** Begin **
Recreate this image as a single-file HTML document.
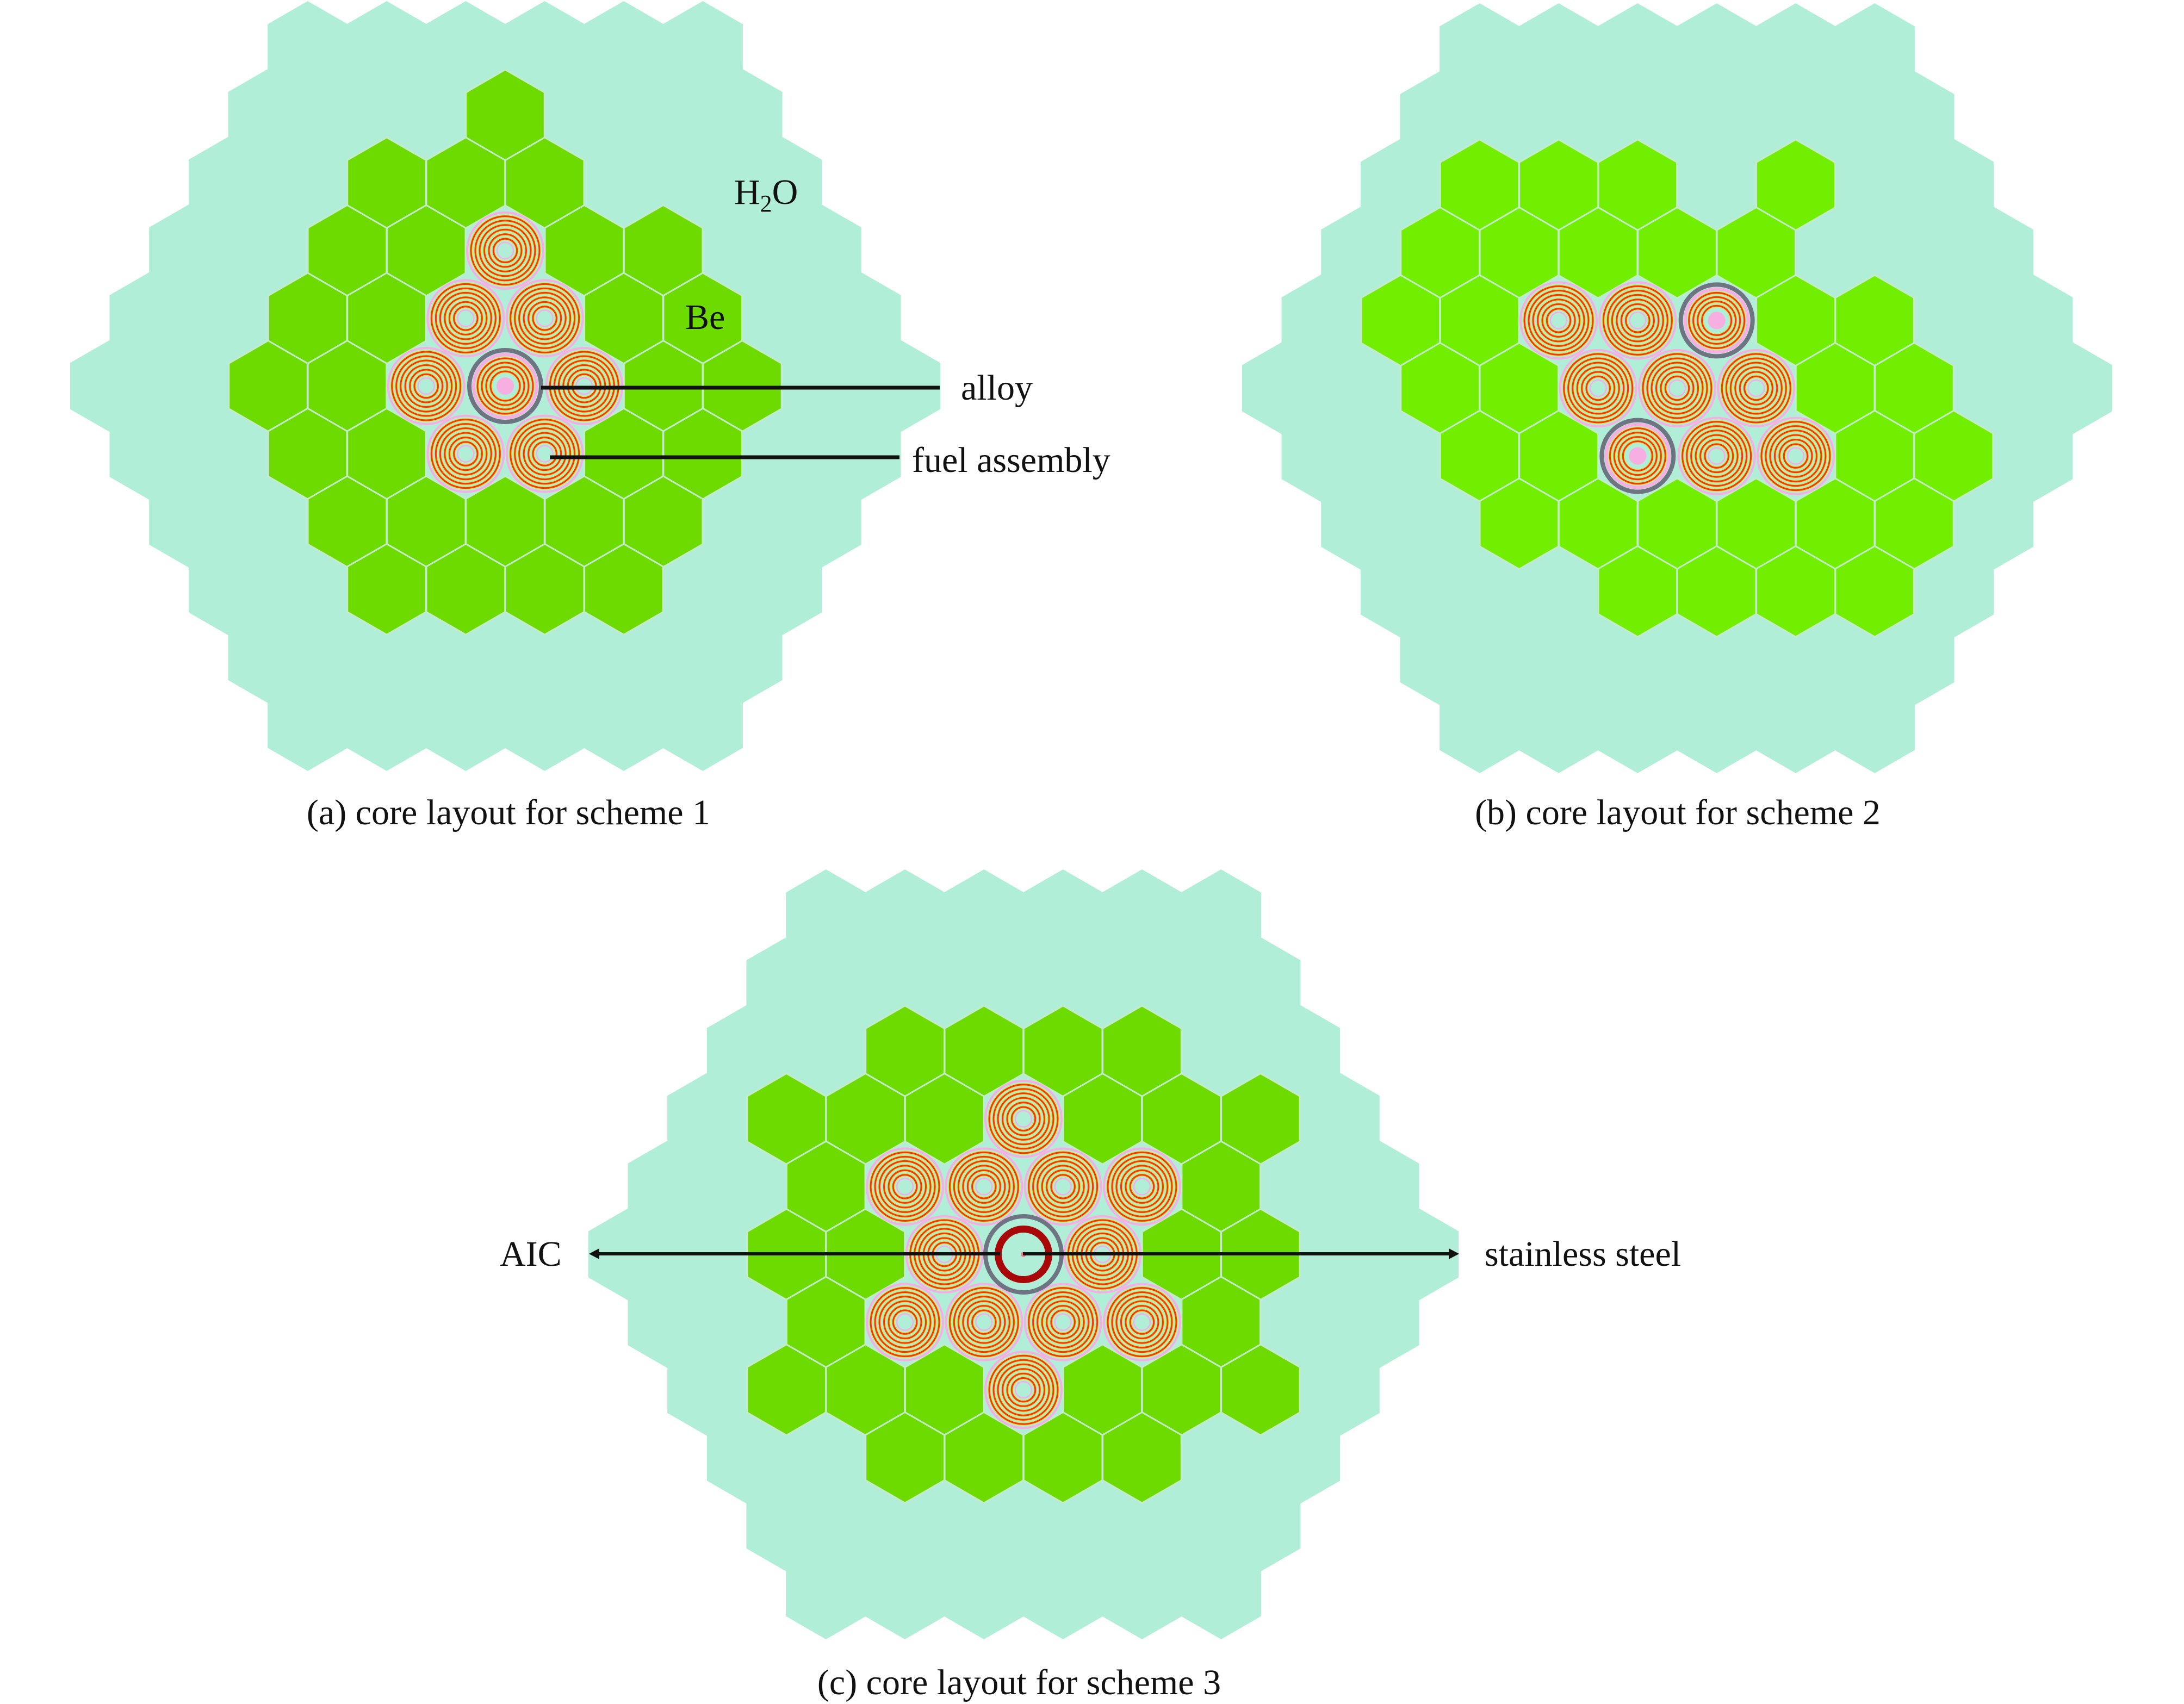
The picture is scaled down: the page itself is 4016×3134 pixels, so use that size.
<!DOCTYPE html>
<html><head><meta charset="utf-8">
<style>
html,body{margin:0;padding:0;background:#fff;}
svg{display:block;}
text{font-family:"Liberation Serif",serif;fill:#111;}
</style></head>
<body>
<svg id="s" xmlns="http://www.w3.org/2000/svg" width="4016" height="3134" viewBox="0 0 4016 3134">
<rect width="4016" height="3134" fill="#fff"/>
<g id="g"></g>
<line x1="995" y1="713" x2="1728" y2="713" stroke="#111" stroke-width="7"/>
<line x1="1011" y1="841" x2="1654" y2="841" stroke="#111" stroke-width="7"/>
<text x="1350" y="375" font-size="66">H<tspan font-size="44" dy="14">2</tspan><tspan dy="-14">O</tspan></text>
<text x="1260" y="605" font-size="66">Be</text>
<text x="1767" y="735" font-size="66">alloy</text>
<text x="1677" y="868" font-size="66">fuel assembly</text>
<text x="935" y="1516" font-size="66" text-anchor="middle">(a) core layout for scheme 1</text>
<text x="3085" y="1516" font-size="66" text-anchor="middle">(b) core layout for scheme 2</text>
<text x="1874" y="3116" font-size="66" text-anchor="middle">(c) core layout for scheme 3</text>
<line x1="1098" y1="2306" x2="1839" y2="2306" stroke="#111" stroke-width="6"/>
<line x1="1881" y1="2306" x2="2668" y2="2306" stroke="#111" stroke-width="6"/>
<polygon points="1083,2306 1102,2296 1102,2316" fill="#111"/>
<polygon points="2683,2306 2664,2296 2664,2316" fill="#111"/>
<text x="919" y="2328" font-size="66">AIC</text>
<text x="2730" y="2328" font-size="66">stainless steel</text>
</svg>
<script>
(function(){
var NS="http://www.w3.org/2000/svg";
var g=document.getElementById("g");
var W=145.3, DY=124.6, R=83.5;
function el(t,a){var e=document.createElementNS(NS,t);for(var k in a)e.setAttribute(k,a[k]);return e;}
function hexPts(cx,cy,r){var p=[];for(var i=0;i<6;i++){var an=Math.PI/180*(60*i-90);p.push((cx+r*Math.cos(an)).toFixed(1)+","+(cy+r*Math.sin(an)).toFixed(1));}return p.join(" ");}
function pos(C,row,off){return [C[0]+off*W, C[1]+row*DY];}
function water(C){
  for(var row=-5;row<=5;row++){
    var n=11-Math.abs(row);
    for(var i=0;i<n;i++){
      var off=-(n-1)/2+i;
      var p=pos(C,row,off);
      g.appendChild(el("polygon",{points:hexPts(p[0],p[1],R+1.5),fill:"#b0eed8"}));
    }
  }
}
function green(C,row,off,col){
  var p=pos(C,row,off);
  g.appendChild(el("polygon",{points:hexPts(p[0],p[1],R),fill:col,stroke:"#c4ecc8","stroke-width":3}));
}
function ring(cx,cy,r,c,w){g.appendChild(el("circle",{cx:cx,cy:cy,r:r,fill:"none",stroke:c,"stroke-width":w}));}
function fuel(C,row,off){
  var p=pos(C,row,off),x=p[0],y=p[1];
  ring(x,y,70,"#f7aee0",4);
  var rs=[21.7,30,38.5,47,55,63];
  for(var i=0;i<rs.length;i++){ring(x,y,rs[i],"#eadc30",5.5);ring(x,y,rs[i],"#f2380f",3);}
  ring(x,y,15,"#f7aee0",2.5);
}
function alloy(C,row,off){
  var p=pos(C,row,off),x=p[0],y=p[1];
  ring(x,y,58,"#f7aee0",6);
  var rs=[27,35,43,51];
  for(var i=0;i<rs.length;i++){ring(x,y,rs[i],"#eadc30",5.5);ring(x,y,rs[i],"#f2380f",3);}
  g.appendChild(el("circle",{cx:x,cy:y,r:16,fill:"#f7aee0"}));
  ring(x,y,66,"#6e7482",8);
}
var A=[929,710], GA="#6ddb00";
water(A);
var ga=[[-4,[0]],[-3,[-1.5,-0.5,0.5]],[-2,[-2,-1,1,2]],[-1,[-2.5,-1.5,1.5,2.5]],[0,[-3,-2,2,3]],[1,[-2.5,-1.5,1.5,2.5]],[2,[-2,-1,0,1,2]],[3,[-1.5,-0.5,0.5,1.5]]];
ga.forEach(function(r){r[1].forEach(function(o){green(A,r[0],o,GA);});});
[[-2,0],[-1,-0.5],[-1,0.5],[0,-1],[0,1],[1,-0.5],[1,0.5]].forEach(function(f){fuel(A,f[0],f[1]);});
alloy(A,0,0);
var B=[3084,714], GB="#72ee00";
water(B);
var gb=[[-3,[-2.5,-1.5,-0.5,1.5]],[-2,[-3,-2,-1,0,1]],[-1,[-3.5,-2.5,1.5,2.5]],[0,[-3,-2,2,3]],[1,[-2.5,-1.5,2.5,3.5]],[2,[-2,-1,0,1,2,3]],[3,[-0.5,0.5,1.5,2.5]]];
gb.forEach(function(r){r[1].forEach(function(o){green(B,r[0],o,GB);});});
[[-1,-1.5],[-1,-0.5],[0,-1],[0,0],[0,1],[1,0.5],[1,1.5]].forEach(function(f){fuel(B,f[0],f[1]);});
alloy(B,-1,0.5); alloy(B,1,-0.5);
var Cc=[1882,2307], GC="#6ddb00";
water(Cc);
var gc=[[-3,[-1.5,-0.5,0.5,1.5]],[-2,[-3,-2,-1,1,2,3]],[-1,[-2.5,2.5]],[0,[-3,-2,2,3]],[1,[-2.5,2.5]],[2,[-3,-2,-1,1,2,3]],[3,[-1.5,-0.5,0.5,1.5]]];
gc.forEach(function(r){r[1].forEach(function(o){green(Cc,r[0],o,GC);});});
[[-2,0],[-1,-1.5],[-1,-0.5],[-1,0.5],[-1,1.5],[0,-1],[0,1],[1,-1.5],[1,-0.5],[1,0.5],[1,1.5],[2,0]].forEach(function(f){fuel(Cc,f[0],f[1]);});
ring(Cc[0],Cc[1],46.5,"#a80808",13);
ring(Cc[0],Cc[1],70,"#6e7482",8);
g.appendChild(el("circle",{cx:Cc[0],cy:Cc[1],r:5,fill:"#f08090"}));
})();
</script>
</body></html>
** End **
_Exercise task_
Quote all the lines above exactly as given. Do not include the pictures.

_The answer_
Recreate this image as a single-file HTML document.
The picture is scaled down: the page itself is 4016×3134 pixels, so use that size.
<!DOCTYPE html>
<html><head><meta charset="utf-8">
<style>
html,body{margin:0;padding:0;background:#fff;}
svg{display:block;}
text{font-family:"Liberation Serif",serif;fill:#111;}
</style></head>
<body>
<svg id="s" xmlns="http://www.w3.org/2000/svg" width="4016" height="3134" viewBox="0 0 4016 3134">
<rect width="4016" height="3134" fill="#fff"/>
<g id="g"></g>
<line x1="995" y1="713" x2="1728" y2="713" stroke="#111" stroke-width="7"/>
<line x1="1011" y1="841" x2="1654" y2="841" stroke="#111" stroke-width="7"/>
<text x="1350" y="375" font-size="66">H<tspan font-size="44" dy="14">2</tspan><tspan dy="-14">O</tspan></text>
<text x="1260" y="605" font-size="66">Be</text>
<text x="1767" y="735" font-size="66">alloy</text>
<text x="1677" y="868" font-size="66">fuel assembly</text>
<text x="935" y="1516" font-size="66" text-anchor="middle">(a) core layout for scheme 1</text>
<text x="3085" y="1516" font-size="66" text-anchor="middle">(b) core layout for scheme 2</text>
<text x="1874" y="3116" font-size="66" text-anchor="middle">(c) core layout for scheme 3</text>
<line x1="1098" y1="2306" x2="1839" y2="2306" stroke="#111" stroke-width="6"/>
<line x1="1881" y1="2306" x2="2668" y2="2306" stroke="#111" stroke-width="6"/>
<polygon points="1083,2306 1102,2296 1102,2316" fill="#111"/>
<polygon points="2683,2306 2664,2296 2664,2316" fill="#111"/>
<text x="919" y="2328" font-size="66">AIC</text>
<text x="2730" y="2328" font-size="66">stainless steel</text>
</svg>
<script>
(function(){
var NS="http://www.w3.org/2000/svg";
var g=document.getElementById("g");
var W=145.3, DY=124.6, R=83.5;
function el(t,a){var e=document.createElementNS(NS,t);for(var k in a)e.setAttribute(k,a[k]);return e;}
function hexPts(cx,cy,r){var p=[];for(var i=0;i<6;i++){var an=Math.PI/180*(60*i-90);p.push((cx+r*Math.cos(an)).toFixed(1)+","+(cy+r*Math.sin(an)).toFixed(1));}return p.join(" ");}
function pos(C,row,off){return [C[0]+off*W, C[1]+row*DY];}
function water(C){
  for(var row=-5;row<=5;row++){
    var n=11-Math.abs(row);
    for(var i=0;i<n;i++){
      var off=-(n-1)/2+i;
      var p=pos(C,row,off);
      g.appendChild(el("polygon",{points:hexPts(p[0],p[1],R+1.5),fill:"#b0eed8"}));
    }
  }
}
function green(C,row,off,col){
  var p=pos(C,row,off);
  g.appendChild(el("polygon",{points:hexPts(p[0],p[1],R),fill:col,stroke:"#c4ecc8","stroke-width":3}));
}
function ring(cx,cy,r,c,w){g.appendChild(el("circle",{cx:cx,cy:cy,r:r,fill:"none",stroke:c,"stroke-width":w}));}
function fuel(C,row,off){
  var p=pos(C,row,off),x=p[0],y=p[1];
  ring(x,y,70,"#f7aee0",4);
  var rs=[21.7,30,38.5,47,55,63];
  for(var i=0;i<rs.length;i++){ring(x,y,rs[i],"#eadc30",5.5);ring(x,y,rs[i],"#f2380f",3);}
  ring(x,y,15,"#f7aee0",2.5);
}
function alloy(C,row,off){
  var p=pos(C,row,off),x=p[0],y=p[1];
  ring(x,y,58,"#f7aee0",6);
  var rs=[27,35,43,51];
  for(var i=0;i<rs.length;i++){ring(x,y,rs[i],"#eadc30",5.5);ring(x,y,rs[i],"#f2380f",3);}
  g.appendChild(el("circle",{cx:x,cy:y,r:16,fill:"#f7aee0"}));
  ring(x,y,66,"#6e7482",8);
}
var A=[929,710], GA="#6ddb00";
water(A);
var ga=[[-4,[0]],[-3,[-1.5,-0.5,0.5]],[-2,[-2,-1,1,2]],[-1,[-2.5,-1.5,1.5,2.5]],[0,[-3,-2,2,3]],[1,[-2.5,-1.5,1.5,2.5]],[2,[-2,-1,0,1,2]],[3,[-1.5,-0.5,0.5,1.5]]];
ga.forEach(function(r){r[1].forEach(function(o){green(A,r[0],o,GA);});});
[[-2,0],[-1,-0.5],[-1,0.5],[0,-1],[0,1],[1,-0.5],[1,0.5]].forEach(function(f){fuel(A,f[0],f[1]);});
alloy(A,0,0);
var B=[3084,714], GB="#72ee00";
water(B);
var gb=[[-3,[-2.5,-1.5,-0.5,1.5]],[-2,[-3,-2,-1,0,1]],[-1,[-3.5,-2.5,1.5,2.5]],[0,[-3,-2,2,3]],[1,[-2.5,-1.5,2.5,3.5]],[2,[-2,-1,0,1,2,3]],[3,[-0.5,0.5,1.5,2.5]]];
gb.forEach(function(r){r[1].forEach(function(o){green(B,r[0],o,GB);});});
[[-1,-1.5],[-1,-0.5],[0,-1],[0,0],[0,1],[1,0.5],[1,1.5]].forEach(function(f){fuel(B,f[0],f[1]);});
alloy(B,-1,0.5); alloy(B,1,-0.5);
var Cc=[1882,2307], GC="#6ddb00";
water(Cc);
var gc=[[-3,[-1.5,-0.5,0.5,1.5]],[-2,[-3,-2,-1,1,2,3]],[-1,[-2.5,2.5]],[0,[-3,-2,2,3]],[1,[-2.5,2.5]],[2,[-3,-2,-1,1,2,3]],[3,[-1.5,-0.5,0.5,1.5]]];
gc.forEach(function(r){r[1].forEach(function(o){green(Cc,r[0],o,GC);});});
[[-2,0],[-1,-1.5],[-1,-0.5],[-1,0.5],[-1,1.5],[0,-1],[0,1],[1,-1.5],[1,-0.5],[1,0.5],[1,1.5],[2,0]].forEach(function(f){fuel(Cc,f[0],f[1]);});
ring(Cc[0],Cc[1],46.5,"#a80808",13);
ring(Cc[0],Cc[1],70,"#6e7482",8);
g.appendChild(el("circle",{cx:Cc[0],cy:Cc[1],r:5,fill:"#f08090"}));
})();
</script>
</body></html>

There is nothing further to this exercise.